Nine stories explore the dark years of the late ’80s in Sierra Leone (where the author was a Peace Corps volunteer), when corruption flourished, the government broke down, and the country imploded.
Novelist McCauley (The Tuning Over, 1998) is an accomplished scene-setter as well as chronicler of the dispiriting relations between white expats and the local Africans struggling to survive the increasing lawlessness. The heat is palpable here (“the prickly heat was burning across my back”), the squalor visible (“a small yard filled with broken hardware, motorcycle frames, rusting bed springs”), and the people desperate (“Fouday’s wounds had been caused by his grandmother. She’d tied him, hands and feet, to keep him from running off to find his father”). McCauley’s protagonists evoke generic white men in Africa, disillusioned and cynical because their efforts to do good are thwarted by locals who bribe and steal to survive. In “Palaver,” Hunter is threatened with prison unless he pays a bribe to the police when he reports a crime, and in “The Turning Over,” project manager and pot-smoking Kelley realizes that all his work with local fisherman will be undone when he’s replaced by a corrupt local official.

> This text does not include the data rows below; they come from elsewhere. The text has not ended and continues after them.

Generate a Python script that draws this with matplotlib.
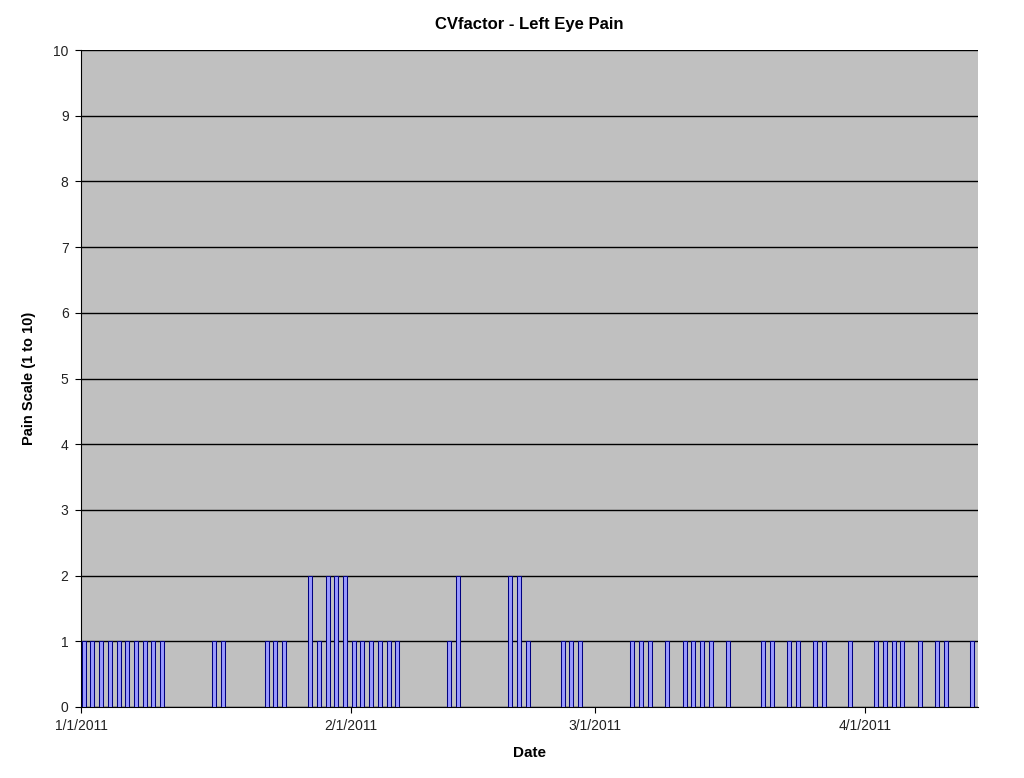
import matplotlib.pyplot as plt
import matplotlib.dates as mdates
import numpy as np
import pandas as pd

plt.rcParams['font.family'] = ['Liberation Sans', 'DejaVu Sans']

# dates with a recorded pain value (days after 1/1/2011) and the pain values
day_offsets = [0, 1, 2, 3, 4, 5, 6, 7, 8, 9, 15, 16,
               21, 22, 23, 26, 27, 28, 29, 30, 31, 32, 33, 34, 35, 36,
               42, 43, 49, 50, 51, 55, 56, 57,
               63, 64, 65, 67, 69, 70, 71, 72, 74,
               78, 79, 81, 82, 84, 85, 88, 91, 92, 93, 94, 96, 98, 99, 102]
pain = [1, 1, 1, 1, 1, 1, 1, 1, 1, 1, 1, 1,
        1, 1, 1, 2, 1, 2, 2, 2, 1, 1, 1, 1, 1, 1,
        1, 2, 2, 2, 1, 1, 1, 1,
        1, 1, 1, 1, 1, 1, 1, 1, 1,
        1, 1, 1, 1, 1, 1, 1, 1, 1, 1, 1, 1, 1, 1, 1]
tick_dates = ['2011-01-01', '2011-02-01', '2011-03-01', '2011-04-01']

dates = pd.Timestamp('2011-01-01') + pd.to_timedelta(day_offsets, unit='D')
x = mdates.date2num(dates.to_pydatetime())

fig = plt.figure(figsize=(10.24, 7.78), dpi=100)
ax = fig.add_axes([81 / 1024, 1 - 707 / 778, 897 / 1024, 657 / 778])
ax.set_facecolor('#C0C0C0')

ax.bar(x + 0.08, pain, width=0.46, align='edge', color='#9999FF',
       edgecolor='#000080', linewidth=0.75, zorder=3)

ax.set_ylim(0, 10)
ax.set_yticks(range(0, 11))
ax.yaxis.grid(True, color='black', linewidth=1.0, zorder=1)
ax.set_axisbelow(True)

ax.set_xlim(mdates.date2num(pd.Timestamp('2011-01-01')),
            mdates.date2num(pd.Timestamp('2011-04-14')))
ticks = [mdates.date2num(pd.Timestamp(d)) for d in tick_dates]
ax.set_xticks(ticks)
ax.set_xticklabels(['1/1/2011', '2/1/2011', '3/1/2011', '4/1/2011'])

for s in ['top', 'right']:
    ax.spines[s].set_visible(False)
ax.spines['left'].set_color('black')
ax.spines['bottom'].set_color('black')
ax.tick_params(axis='both', labelsize=10, length=4, color='black',
               labelcolor='#222222', direction='out', pad=5)

ax.set_title('CVfactor - Left Eye Pain', fontsize=12, fontweight='bold', pad=15)
ax.set_xlabel('Date', fontsize=11, fontweight='bold', labelpad=9)
ax.set_ylabel('Pain Scale (1 to 10)', fontsize=10.5, fontweight='bold', labelpad=12)

fig.savefig('out.png', dpi=100, facecolor='white')
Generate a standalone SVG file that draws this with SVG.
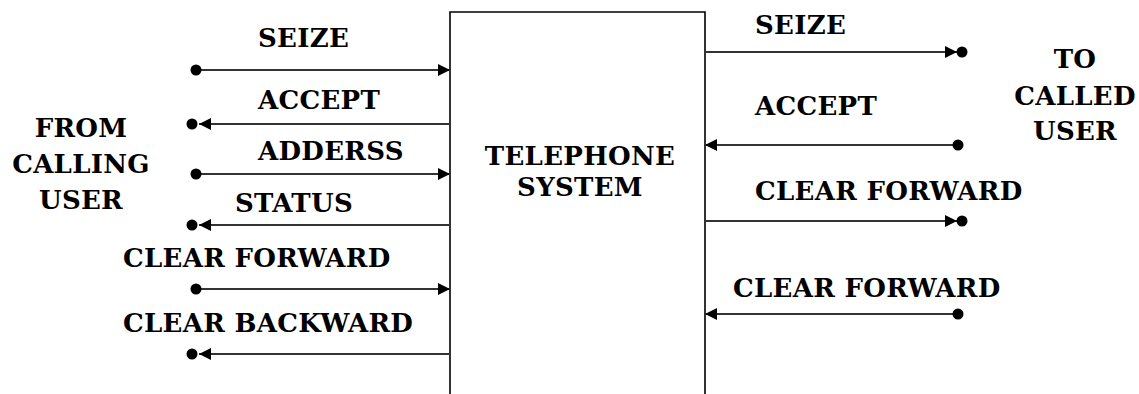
<svg xmlns="http://www.w3.org/2000/svg" width="1139" height="394" viewBox="0 0 1139 394">
<defs>
<style>
text{font-family:"DejaVu Serif",serif;font-size:26px;font-weight:bold;fill:#000;letter-spacing:0.3px}
.c{stroke:#333;stroke-width:2.2;fill:none}
.dot{fill:#000}
</style>
<marker id="ah" markerUnits="userSpaceOnUse" markerWidth="14" markerHeight="12" refX="12" refY="6" orient="auto"><path d="M0,0 L12,6 L0,12 Z" fill="#000"/></marker>
</defs>
<rect width="1139" height="394" fill="#fff"/>
<g id="telephone-system">
<path d="M450,400 V12 H705 V400" fill="none" stroke="#000" stroke-width="1.6"/>
<text x="580" y="165" text-anchor="middle">TELEPHONE</text>
<text x="580" y="196" text-anchor="middle">SYSTEM</text>
</g>
<g id="calling-user">
<text x="81" y="137" text-anchor="middle">FROM</text>
<text x="81" y="173" text-anchor="middle">CALLING</text>
<text x="81" y="209" text-anchor="middle">USER</text>
</g>
<g id="called-user">
<text x="1075" y="68" text-anchor="middle">TO</text>
<text x="1075" y="105" text-anchor="middle">CALLED</text>
<text x="1075" y="140" text-anchor="middle">USER</text>
</g>
<g id="connectors">
<line class="c" x1="196" y1="70" x2="450" y2="70" marker-end="url(#ah)"/><circle class="dot" cx="196" cy="70" r="5.5"/>
<line class="c" x1="450" y1="124" x2="199" y2="124" marker-end="url(#ah)"/><circle class="dot" cx="192" cy="124" r="5.5"/>
<line class="c" x1="196" y1="174" x2="450" y2="174" marker-end="url(#ah)"/><circle class="dot" cx="196" cy="174" r="5.5"/>
<line class="c" x1="450" y1="225" x2="199" y2="225" marker-end="url(#ah)"/><circle class="dot" cx="192" cy="225" r="5.5"/>
<line class="c" x1="196" y1="289" x2="450" y2="289" marker-end="url(#ah)"/><circle class="dot" cx="196" cy="289" r="5.5"/>
<line class="c" x1="450" y1="354" x2="199" y2="354" marker-end="url(#ah)"/><circle class="dot" cx="192" cy="354" r="5.5"/>
<line class="c" x1="705" y1="52" x2="957" y2="52" marker-end="url(#ah)"/><circle class="dot" cx="962" cy="52" r="5.5"/>
<line class="c" x1="958" y1="145" x2="705" y2="145" marker-end="url(#ah)"/><circle class="dot" cx="958" cy="145" r="5.5"/>
<line class="c" x1="705" y1="221" x2="957" y2="221" marker-end="url(#ah)"/><circle class="dot" cx="962" cy="221" r="5.5"/>
<line class="c" x1="958" y1="314" x2="705" y2="314" marker-end="url(#ah)"/><circle class="dot" cx="958" cy="314" r="5.5"/>
<text x="258" y="47">SEIZE</text>
<text x="258" y="109">ACCEPT</text>
<text x="258" y="160">ADDERSS</text>
<text x="235" y="212">STATUS</text>
<text x="123" y="267">CLEAR FORWARD</text>
<text x="123" y="332">CLEAR BACKWARD</text>
<text x="755" y="34">SEIZE</text>
<text x="755" y="115">ACCEPT</text>
<text x="755" y="200">CLEAR FORWARD</text>
<text x="733" y="297">CLEAR FORWARD</text>
</g>
</svg>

An edgy and insecure American aid worker in “The Mix” is responsible for the drowning of the captain and crew of a boat when he issues orders of his own, and in “Need,” the title and most nuanced story, Moody, though he thinks an educated young man is lying like all the rest, sells him some gasoline, which is currently in short supply, then finds himself drawn into the man’s life and sexually attracted to his English wife. In perhaps the most disturbing tale, “Hungry de Catch Me,” an African entertains hotel guests by stuffing his mouth with money and then spinning around, until one evening he loses his balance and falls.
Dark stories that are better at evoking than illuminating.